● Aim
Omit every picture, and retype the lines that run from the beginning of the data below through the line containing "import pandas as pd", inclusive.

++++ Stored data ++++

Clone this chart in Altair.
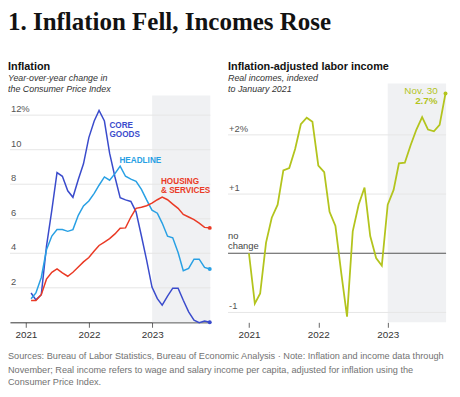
import altair as alt
import pandas as pd

# ---------------- data ----------------
CORE_GOODS = [1.7, 1.3, 1.6, 4.4, 6.5, 8.67, 8.46, 7.62, 7.24, 8.27, 9.18, 10.7,
              11.66, 12.27, 11.66, 9.8, 8.42, 7.22, 7.09, 7.0, 6.4, 5.0, 3.6, 2.04,
              1.37, 0.99, 1.52, 1.98, 1.98, 1.28, 0.61, 0.13, -0.02, 0.07, 0.0]
HEADLINE = [1.37, 1.7, 2.6, 4.2, 5.0, 5.37, 5.37, 5.27, 5.37, 6.2, 6.74, 7.03,
            7.47, 7.94, 8.42, 8.23, 8.61, 9.05, 8.46, 8.29, 8.17, 7.7, 7.09, 6.5,
            6.32, 5.75, 4.99, 4.9, 4.04, 2.99, 3.12, 3.66, 3.66, 3.18, 3.09]
HOUSING_SERVICES = [1.27, 1.27, 1.6, 2.5, 2.9, 3.09, 2.86, 2.67, 2.9, 3.2, 3.5, 3.75,
                    4.13, 4.45, 4.65, 4.85, 5.12, 5.45, 5.47, 6.1, 6.6, 6.67, 6.75, 6.9,
                    7.1, 7.25, 7.1, 6.85, 6.6, 6.25, 6.1, 5.95, 5.75, 5.5, 5.47]
REAL_INCOME = [0.0, -0.85, -0.68, 0.18, 0.6, 0.82, 1.4, 1.44, 1.76, 2.18, 2.29, 2.22,
               1.48, 1.37, 0.7, 0.46, -0.32, -1.07, 0.37, 0.82, 1.11, 0.29, -0.08, -0.21,
               0.82, 1.07, 1.52, 1.53, 1.82, 2.09, 2.3, 2.09, 2.06, 2.17, 2.7]

SERIES = ["Core goods", "Headline", "Housing & services"]
SERIES_COLORS = ["#3a4bcc", "#28a0e4", "#ea3a25"]
LIME = "#b3c41d"

LEFT_GRID = [2, 4, 6, 8, 10, 12]
LEFT_GRID_LABELS = ["2", "4", "6", "8", "10", "12%"]
RIGHT_GRID = [2, 1, -1]
RIGHT_GRID_LABELS = ["+2%", "+1", "-1"]
YEAR_TICKS = [2021, 2022, 2023]

SERIES_LABEL_TEXT = ["CORE", "GOODS", "HEADLINE", "HOUSING", "& SERVICES"]
SERIES_LABEL_SERIES = ["Core goods", "Core goods", "Headline",
                       "Housing & services", "Housing & services"]

SANS = "Liberation Sans"
SERIF = "Liberation Serif"

# ---------------- dates / scales ----------------
n = len(CORE_GOODS)
month_starts = pd.date_range("2021-01-01", periods=n, freq="MS")
month_ends = month_starts + pd.offsets.MonthEnd(0)

L_START, L_END = pd.Timestamp("2020-10-01"), pd.Timestamp("2023-12-03")
R_START, R_END = pd.Timestamp("2020-09-13"), pd.Timestamp("2023-11-04")
SHADE_START = pd.Timestamp("2023-01-01")


def dt(ts):
    return alt.DateTime(year=ts.year, month=ts.month, date=ts.day)


LX = alt.Scale(domain=[dt(L_START), dt(L_END)], range=[2, 205], nice=False)
LY = alt.Scale(domain=[0, 13.83], range=[316, 74], nice=False, zero=False)
RX = alt.Scale(domain=[dt(R_START), dt(R_END)], range=[223, 444], nice=False)
RY = alt.Scale(domain=[-1.1667, 2.8667], range=[316, 74], nice=False, zero=False)


def year_axis(domain_line):
    return alt.Axis(values=[alt.DateTime(year=y, month=1, date=1) for y in YEAR_TICKS],
                    format="%Y", orient="bottom", title=None, grid=False,
                    domain=domain_line, domainColor="#333333", domainWidth=1,
                    ticks=True, tickSize=5, tickColor="#666666", tickWidth=1,
                    labelFont=SANS, labelFontSize=10, labelColor="#333333",
                    labelPadding=2, labelFlush=False, labelOverlap=False)


AXL = year_axis(True)
AXR = year_axis(False)


def lx(f):
    return alt.X(f, scale=LX, axis=AXL)


def ly(f):
    return alt.Y(f, scale=LY, axis=None)


def rx(f):
    return alt.X(f, scale=RX, axis=AXR)


def ry(f):
    return alt.Y(f, scale=RY, axis=None)


series_color = alt.Color("series:N", scale=alt.Scale(domain=SERIES, range=SERIES_COLORS),
                         legend=None)

# ---------------- left panel ----------------
left_df = pd.DataFrame({
    "date": list(month_ends) * 3,
    "value": CORE_GOODS + HEADLINE + HOUSING_SERVICES,
    "series": [s for s in SERIES for _ in range(n)],
})
left_last = pd.DataFrame({
    "date": [month_ends[-1]] * 3,
    "value": [CORE_GOODS[-1], HEADLINE[-1], HOUSING_SERVICES[-1]],
    "series": SERIES,
})
left_grid_df = pd.DataFrame({"v": LEFT_GRID, "lab": LEFT_GRID_LABELS,
                             "x0": [L_START] * len(LEFT_GRID), "x1": [L_END] * len(LEFT_GRID)})
left_shade_df = pd.DataFrame({"x0": [SHADE_START], "x1": [L_END], "y0": [0.0], "y1": [13.14]})
label_df = pd.DataFrame({
    "text": SERIES_LABEL_TEXT,
    "series": SERIES_LABEL_SERIES,
    "date": pd.to_datetime(["2022-04-29", "2022-04-29", "2022-06-26", "2023-02-21", "2023-02-21"]),
    "value": [11.37, 10.86, 9.37, 8.11, 7.6],
})

left_shade = alt.Chart(left_shade_df).mark_rect(color="#f0f1f3").encode(
    x=lx("x0:T"), x2="x1:T", y=ly("y0:Q"), y2="y1:Q")
left_grid_rules = alt.Chart(left_grid_df).mark_rule(color="#e6e6e6", strokeWidth=1).encode(
    x=lx("x0:T"), x2="x1:T", y=ly("v:Q"))
left_grid_text = alt.Chart(left_grid_df).mark_text(
    align="left", baseline="bottom", dx=1, dy=-1, font=SANS, fontSize=9.5, color="#555555"
).encode(x=lx("x0:T"), y=ly("v:Q"), text="lab:N")
left_lines = alt.Chart(left_df).mark_line(strokeWidth=1.5).encode(
    x=lx("date:T"), y=ly("value:Q"), color=series_color)
left_dots = alt.Chart(left_last).mark_circle(size=16, opacity=1).encode(
    x=lx("date:T"), y=ly("value:Q"), color=series_color)
left_labels = alt.Chart(label_df).mark_text(
    align="left", baseline="middle", font=SANS, fontSize=8.3, fontWeight="bold"
).encode(x=lx("date:T"), y=ly("value:Q"), text="text:N", color=series_color)

left = alt.layer(left_shade, left_grid_rules, left_grid_text, left_lines, left_dots, left_labels)

# ---------------- right panel ----------------
right_df = pd.DataFrame({"date": month_starts, "value": REAL_INCOME})
right_last = right_df.iloc[[-1]].assign(l1="Nov. 30", l2=f"{REAL_INCOME[-1]:.1f}%")
right_grid_df = pd.DataFrame({"v": RIGHT_GRID, "lab": RIGHT_GRID_LABELS,
                              "x0": [R_START] * len(RIGHT_GRID), "x1": [R_END] * len(RIGHT_GRID)})
zero_df = pd.DataFrame({"v": [0.0], "x0": [R_START], "x1": [R_END], "l1": ["no"], "l2": ["change"]})
right_shade_df = pd.DataFrame({"x0": [SHADE_START], "x1": [R_END], "y0": [-1.1667], "y1": [2.8667]})

right_shade = alt.Chart(right_shade_df).mark_rect(color="#f0f1f3").encode(
    x=rx("x0:T"), x2="x1:T", y=ry("y0:Q"), y2="y1:Q")
right_grid_rules = alt.Chart(right_grid_df).mark_rule(color="#e6e6e6", strokeWidth=1).encode(
    x=rx("x0:T"), x2="x1:T", y=ry("v:Q"))
right_grid_text = alt.Chart(right_grid_df).mark_text(
    align="left", baseline="bottom", dx=1, dy=-1, font=SANS, fontSize=9.5, color="#555555"
).encode(x=rx("x0:T"), y=ry("v:Q"), text="lab:N")
zero_rule = alt.Chart(zero_df).mark_rule(color="#555555", strokeWidth=1.2).encode(
    x=rx("x0:T"), x2="x1:T", y=ry("v:Q"))
zero_text1 = alt.Chart(zero_df).mark_text(
    align="left", baseline="bottom", dx=0, dy=-12, font=SANS, fontSize=9.5, color="#444444"
).encode(x=rx("x0:T"), y=ry("v:Q"), text="l1:N")
zero_text2 = alt.Chart(zero_df).mark_text(
    align="left", baseline="bottom", dx=0, dy=-2, font=SANS, fontSize=9.5, color="#444444"
).encode(x=rx("x0:T"), y=ry("v:Q"), text="l2:N")
right_line = alt.Chart(right_df).mark_line(strokeWidth=1.8, color=LIME).encode(
    x=rx("date:T"), y=ry("value:Q"))
right_dot = alt.Chart(right_last).mark_circle(size=16, opacity=1, color=LIME).encode(
    x=rx("date:T"), y=ry("value:Q"))
right_lab1 = alt.Chart(right_last).mark_text(
    align="right", baseline="middle", dx=-8, dy=-2, font=SANS, fontSize=10, color=LIME
).encode(x=rx("date:T"), y=ry("value:Q"), text="l1:N")
right_lab2 = alt.Chart(right_last).mark_text(
    align="right", baseline="middle", dx=-8, dy=8, font=SANS, fontSize=10, fontWeight="bold",
    color=LIME
).encode(x=rx("date:T"), y=ry("value:Q"), text="l2:N")

right = alt.layer(right_shade, right_grid_rules, right_grid_text, zero_rule, zero_text1,
                  zero_text2, right_line, right_dot, right_lab1, right_lab2)


# ---------------- titles and notes ----------------
def txt(text, x, y, size, weight="normal", style="normal", color="#121212", font=SANS):
    return alt.Chart(pd.DataFrame({"t": [text]})).mark_text(
        align="left", baseline="alphabetic", font=font, fontSize=size,
        fontWeight=weight, fontStyle=style, color=color
    ).encode(x=alt.value(x), y=alt.value(y), text="t:N")


texts = [
    txt("1. Inflation Fell, Incomes Rose", 0, 20, 25.3, weight="bold", font=SERIF),
    txt("Inflation", 0, 60, 11, weight="bold"),
    txt("Year-over-year change in", 0, 71, 9, style="italic", color="#333333"),
    txt("the Consumer Price Index", 0, 83, 9, style="italic", color="#333333"),
    txt("Inflation-adjusted labor income", 223, 60, 11, weight="bold"),
    txt("Real incomes, indexed", 223, 71, 9, style="italic", color="#333333"),
    txt("to January 2021", 223, 83, 9, style="italic", color="#333333"),
    txt("Sources: Bureau of Labor Statistics, Bureau of Economic Analysis  \u00b7  Note: Inflation and income data through",
        0, 353, 9.3, color="#727272"),
    txt("November; Real income refers to wage and salary income per capita, adjusted for inflation using the",
        0, 367, 9.3, color="#727272"),
    txt("Consumer Price Index.", 0, 380, 9.3, color="#727272"),
]

chart = alt.layer(left, right, *texts).resolve_scale(
    x="independent", y="independent"
).properties(
    width=444, height=316,
    autosize=alt.AutoSizeParams(type="none"),
    padding={"left": 0, "top": 0, "right": 6, "bottom": 65},
).configure_view(stroke=None)

chart.save("out.html", embed_options={"renderer": "svg", "actions": False})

++++

● Solution to this exercise
Clone this chart in Altair.
import altair as alt
import pandas as pd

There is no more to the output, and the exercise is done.